Japanese aikidoka (born 1957)

Hitohiro Saito (斎藤 仁弘 Saitō Hitohiro, born 12 February 1957 in Iwama) is an aikido instructor and founding headmaster of Iwama Shin-Shin Aiki Shuren-kai. Hitohiro is the son of Morihiro Saito. At age seven, he started to learn aikido from Morihei Ueshiba, the founder of aikido, who cared for him as a grandson.. After Ueshiba died in 1969, he continued his practice with his father. The younger Saito became an official instructor of the Iwama dojo in 1986 and remained so until 2004 when he separated from the Aikikai organization and formed his own group. Since 2009 he is also identified as Hitohira (仁平) Saito.

==Personal history==
Years before his father's death, Hitohiro took over the main work at the Founder's dojo and Shrine of Aiki, Aiki Jinja, thus relieving his aging father of the great amount of work required in running the campus. His father spent his last years taking care of the vegetable gardens and travelling abroad for seminars. The main teaching of the dojo was passed to Hitohiro's hands and remained so until 2004. In 2000, he inaugurated his own dojo, the Tanrenkan (鍛錬館), sponsored by his father Morihiro Saito. Upon his father's death, Hitohiro inherited his house and his dojo, then called the "Shin Dojo", built in 1990.

==Iwama Shin-Shin Aiki Shuren-kai==
Hitohiro Saito is the founder and leader of a traditional Iwama style aikido organization. It is named Iwama Shin-Shin Aiki Shuren-kai (岩間神信合氣修練会, abbreviated as ISSASK). It has dojo in about 20 countries.

With the passing of Morihiro Saito in May 2002, Hitohiro Saito initially continued to govern the Founder's dojo and the Shrine of Aikido, Aikijinja. He also prepared to surrender these roles to the Aikikai, which owns those properties. However, the Dōshu also requested that Iwama Ryu grading certificates no longer be issued, and in return Hitohiro asked for the Aikikai to announce in publication that the Founder's original style is preserved at Iwama. The latter did not occur, and Hitohiro also came under pressures within the Iwama group. In November 2003, Hitohiro separated from the Aikikai. By February 2004 he had formed his own organisation (ISSASK).

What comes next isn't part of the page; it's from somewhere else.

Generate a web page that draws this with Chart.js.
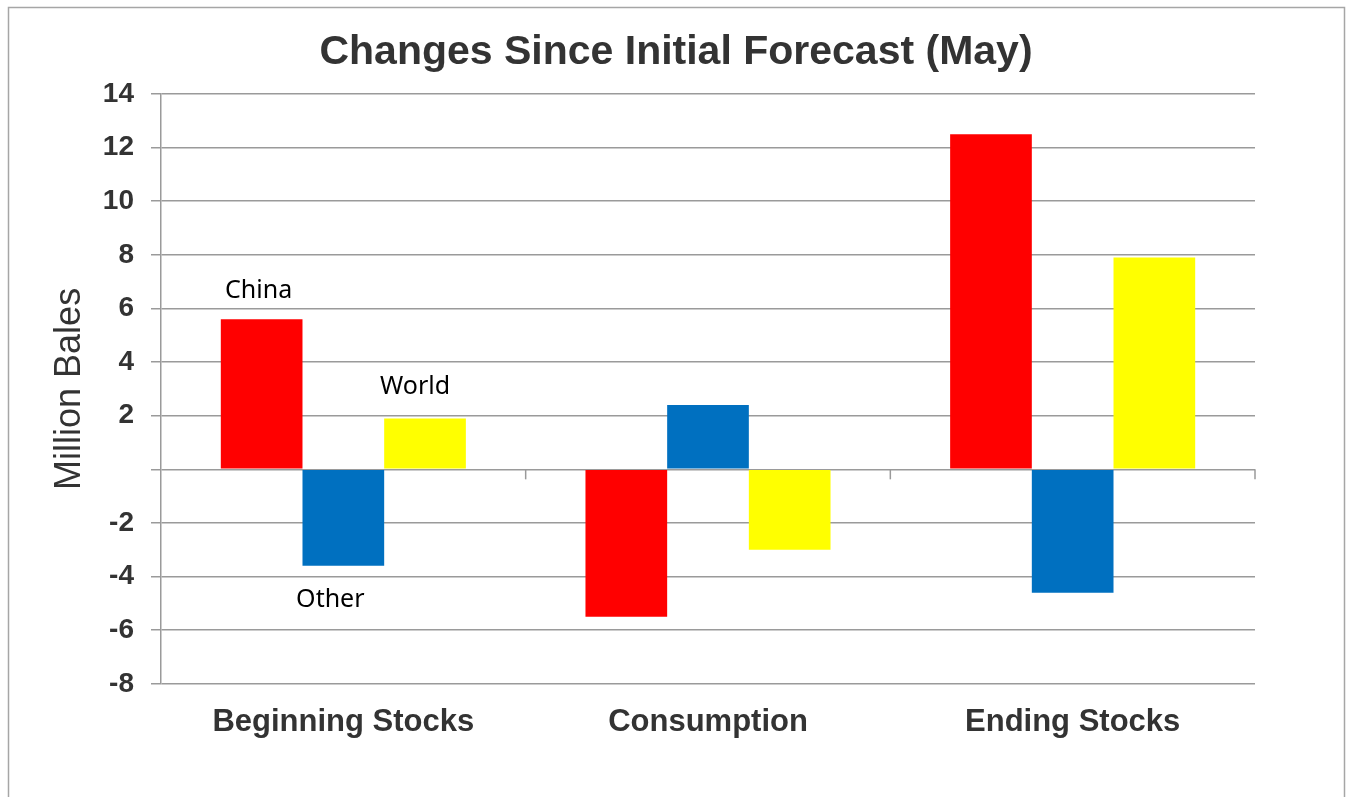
<!DOCTYPE html>
<html lang="en">
<head>
    <meta charset="UTF-8">
    <title>Changes Since Initial Forecast (May)</title>
    <script src="https://cdn.jsdelivr.net/npm/chart.js"></script>
    <style>
        body {
            margin: 0;
            padding: 0;
            background: #fff;
        }
        .chart-box {
            width: 1346px;
            height: 797px;
        }
    </style>
</head>
<body>
    <div class="chart-box">
        <canvas id="changesChart" width="1346" height="797"></canvas>
    </div>

    <script>
        // Chart data (million bales)
        const categories = ['Beginning Stocks', 'Consumption', 'Ending Stocks'];
        const chinaValues = [5.6, -5.5, 12.5];
        const otherValues = [-3.6, 2.4, -4.6];
        const worldValues = [1.9, -3.0, 7.9];
        const seriesNames = ['China', 'Other', 'World'];

        const gridGray = '#9a9a9a';
        const textGray = '#333333';
        const titleText = 'Changes Since Initial Forecast (May)';

        // Outer frame and title (title is centred on the whole frame, not the plot)
        const framePlugin = {
            id: 'frame',
            beforeDraw(chart) {
                const ctx = chart.ctx;
                ctx.save();
                ctx.fillStyle = '#fff';
                ctx.fillRect(0, 0, chart.width, chart.height);
                ctx.strokeStyle = '#a6a6a6';
                ctx.lineWidth = 1.5;
                ctx.strokeRect(8.5, 7.5, 1336, 900);
                ctx.fillStyle = textGray;
                ctx.font = 'bold 41px "Liberation Sans", Arial, sans-serif';
                ctx.textAlign = 'center';
                ctx.textBaseline = 'middle';
                ctx.fillText(titleText, 676, 53);
                ctx.restore();
            }
        };

        // Category divider ticks on the zero line
        const zeroTicksPlugin = {
            id: 'zeroTicks',
            afterDraw(chart) {
                const x = chart.scales.x;
                const y0 = chart.scales.y.getPixelForValue(0);
                const half = (x.getPixelForValue(1) - x.getPixelForValue(0)) / 2;
                const ctx = chart.ctx;
                ctx.save();
                ctx.strokeStyle = gridGray;
                ctx.lineWidth = 1.5;
                for (let i = 0; i < categories.length; i++) {
                    const px = x.getPixelForValue(i) + half;
                    ctx.beginPath();
                    ctx.moveTo(px, y0);
                    ctx.lineTo(px, y0 + 10);
                    ctx.stroke();
                }
                ctx.restore();
            }
        };

        // Series names written next to the first group of bars
        const labelOffsets = [
            { dx: -3, dy: -28 },
            { dx: -13, dy: 34 },
            { dx: -10, dy: -32 }
        ];
        const seriesLabelPlugin = {
            id: 'seriesLabels',
            afterDatasetsDraw(chart) {
                const ctx = chart.ctx;
                ctx.save();
                ctx.font = '25px "Noto Sans"';
                ctx.fillStyle = '#000';
                ctx.textAlign = 'center';
                ctx.textBaseline = 'middle';
                seriesNames.forEach((name, i) => {
                    const bar = chart.getDatasetMeta(i).data[0];
                    ctx.fillText(name, bar.x + labelOffsets[i].dx, bar.y + labelOffsets[i].dy);
                });
                ctx.restore();
            }
        };

        const ctx = document.getElementById('changesChart').getContext('2d');
        new Chart(ctx, {
            type: 'bar',
            data: {
                labels: categories,
                datasets: [
                    { label: seriesNames[0], data: chinaValues, backgroundColor: '#ff0000' },
                    { label: seriesNames[1], data: otherValues, backgroundColor: '#0070c0' },
                    { label: seriesNames[2], data: worldValues, backgroundColor: '#ffff00' }
                ]
            },
            options: {
                responsive: false,
                animation: false,
                categoryPercentage: 0.672,
                barPercentage: 1.0,
                layout: {
                    padding: { left: 44, right: 91, top: 94, bottom: 36 }
                },
                plugins: {
                    legend: { display: false },
                    tooltip: { enabled: false },
                    title: { display: false }
                },
                scales: {
                    x: {
                        grid: { display: false, drawTicks: false, tickLength: 0 },
                        border: { display: false },
                        ticks: {
                            color: textGray,
                            padding: 20,
                            font: { family: '"Liberation Sans", Arial, sans-serif', size: 31, weight: 'bold' }
                        }
                    },
                    y: {
                        min: -8,
                        max: 14,
                        afterFit(scale) { scale.width = 117; },
                        ticks: {
                            stepSize: 2,
                            color: textGray,
                            padding: 17,
                            font: { family: '"Liberation Sans", Arial, sans-serif', size: 28, weight: 'bold' },
                            callback: v => (v === 0 ? '' : v)
                        },
                        grid: { color: gridGray, lineWidth: 1.5, tickLength: 10 },
                        border: { display: true, color: gridGray, width: 1.5 },
                        title: {
                            display: true,
                            text: 'Million Bales',
                            color: textGray,
                            padding: 4,
                            font: { family: '"Liberation Sans", Arial, sans-serif', size: 36 }
                        }
                    }
                }
            },
            plugins: [framePlugin, zeroTicksPlugin, seriesLabelPlugin]
        });
    </script>
</body>
</html>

While a number of Morihiro Saito's students preferred to remain affiliated with the Aikikai, others decided to follow Hitohiro Saito upon his break from the organization. Today he teaches full-time at his own Tanrenkan and travels constantly inside Japan and around the world, instructing at seminars attended by hundreds of aikido students each month.

==Aikido style==
Saito's Aikido is known for being precise, austere and dynamic; he emphasizes aiki-jō and aiki-ken. As a teacher he is demanding, always insisting in the deep studies of the basis of Aikido as the only way to get to understand the Aikido of the Founder and of his father Morihiro Saito.

==Personal life==
Saito is also a professional chef, calligrapher, painter, and sculptor. In his atelier, he carves mostly traditional Japanese masks and shishigashira (獅子頭, lion masks). His wife and children also practice daily at his dojo, and in 2016 his sons began teaching Aikido seminars internationally.